Second stage comes on
The first stage of the GSLV-F11 has been shut off, and the second stage is now fired up to keep the launcher going.
Off it goes!
The GSLV-F11 has taken off! Engineers confirm that everything looks perfect so far!
Final seconds before liftoff!
The GSLV-F11 is 30 seconds away from lift off. Here we go!
A little more about the GSLV-F11 launch vehicle
The GSLV-F11 that will be fired up minutes from now is essentially the GSLV-Mark II rocket with an Indian cryo-engine called the Vikas engine. Previous GSLV vehicles (GSLV Mk.I) have used Russian cryogenic engines.
The engine is a first for ISRO, and a big milestone on its way to building more powerful rockets like the GSLV-MkIII.
It is capable of lifting 2500 kg in payloads to Earth's geostationary transfer orbit.
8 minutes to launch
With a little under 8 minutes to go, ISRO engineers look happy with readings from the GSLV-F11.
Automated launch sequence begins!
The mission director has authorized the final launch countdown. In a minute from now, the Automated Launch Sequence (ALS) will begin, and engineers will hand over controls to a computer software that will take over the launch events from this point.
ISRO goes live from mission control
We're now seeing the GSAT-7A mission director and engineers doing some final checks before giving the green light for launch.

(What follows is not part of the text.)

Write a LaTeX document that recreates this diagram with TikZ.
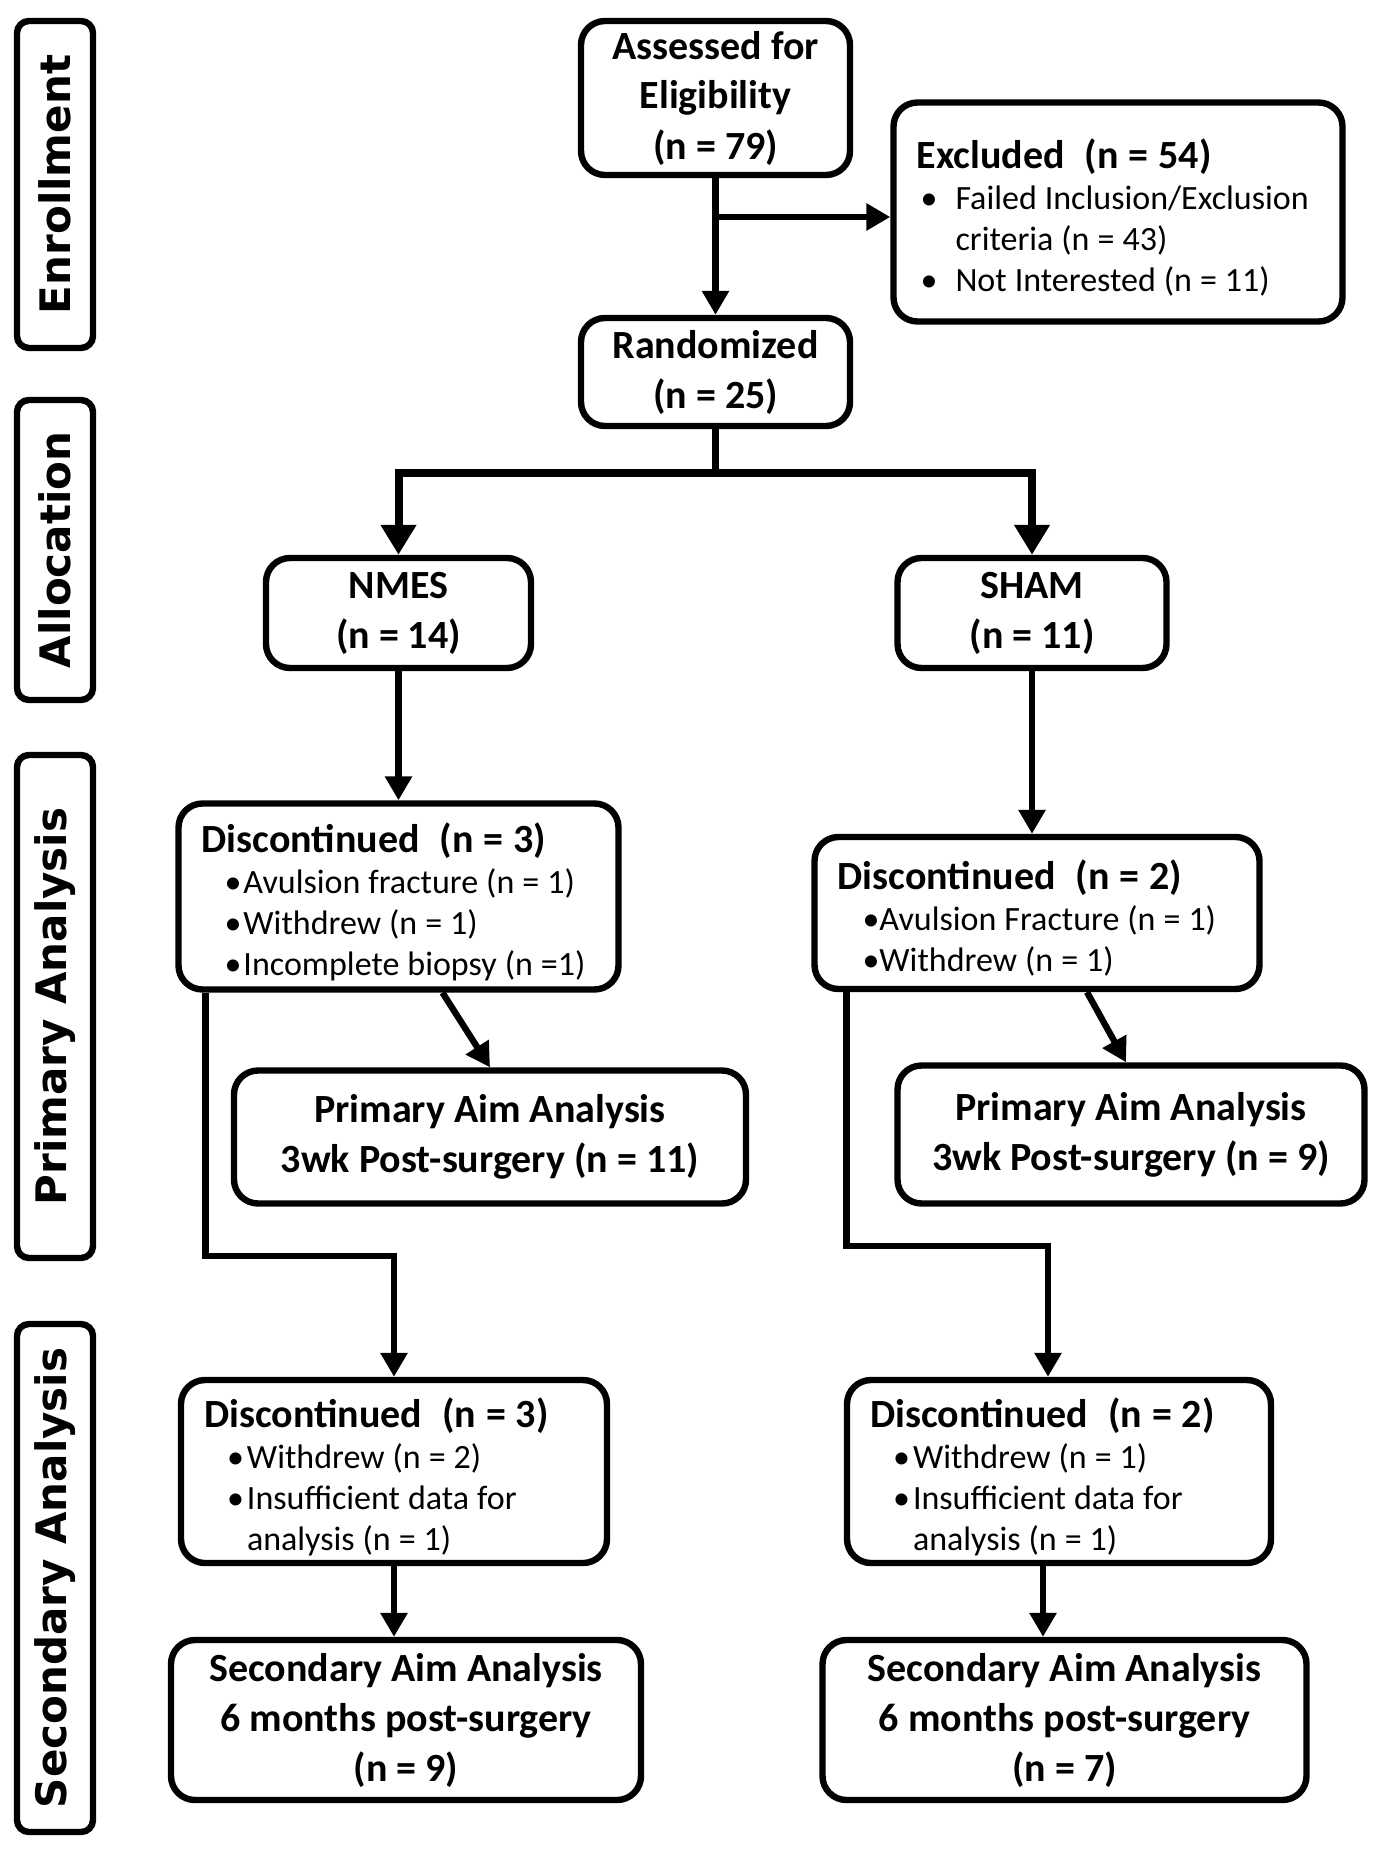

Recap of the mission so far
ISRO shows a recap of all the activities ahead of the launch today, including some stunning views of the mighty GSLV being moved to the launchpad today.
More updates from ISRO to come
It's still a good 30 minutes till lift-off, and ISRO will continue its tradition of bringing all key mission updates on its website and Twitter.
Watch the launch as it happens
A live stream of the launch is expected to come on any minute now. You can catch it as it happens on DD National's Youtube stream below.
Last update from Sriharikota
A tweet from ISRO earlier today gave us the last update from the designated launchpad in the Sriharikota. The GSAT-7A is powered on and ready for what we can only imagine to be a warm and loud 270-kilometre ride to orbit today.
A new addition to the Indian Air Force
Over its 8-year lifespan, GSAT-7A is designed to expand the communication capabilities of the Indian Air Force (IAF). It will do this by connecting many of the ground radar stations, airbases and aircrafts operated by the IAF, and is also expected to boost some of their network-dependant warfare and drone capabilities.
GSAT-7A is ISRO's 7th satellite mission of 2018
The GSLV-F-11/GSAT-7A mission marks the 35th communication satellite built by ISRO over the years, of which seven were launched this year.
ISRO will bring its launches for the year to a close with one last launch of the GSAT-7A satellite today.
This is the GSLV's 13th mission overall and will use a version of the rocket that uses an indigenous cryo-engine.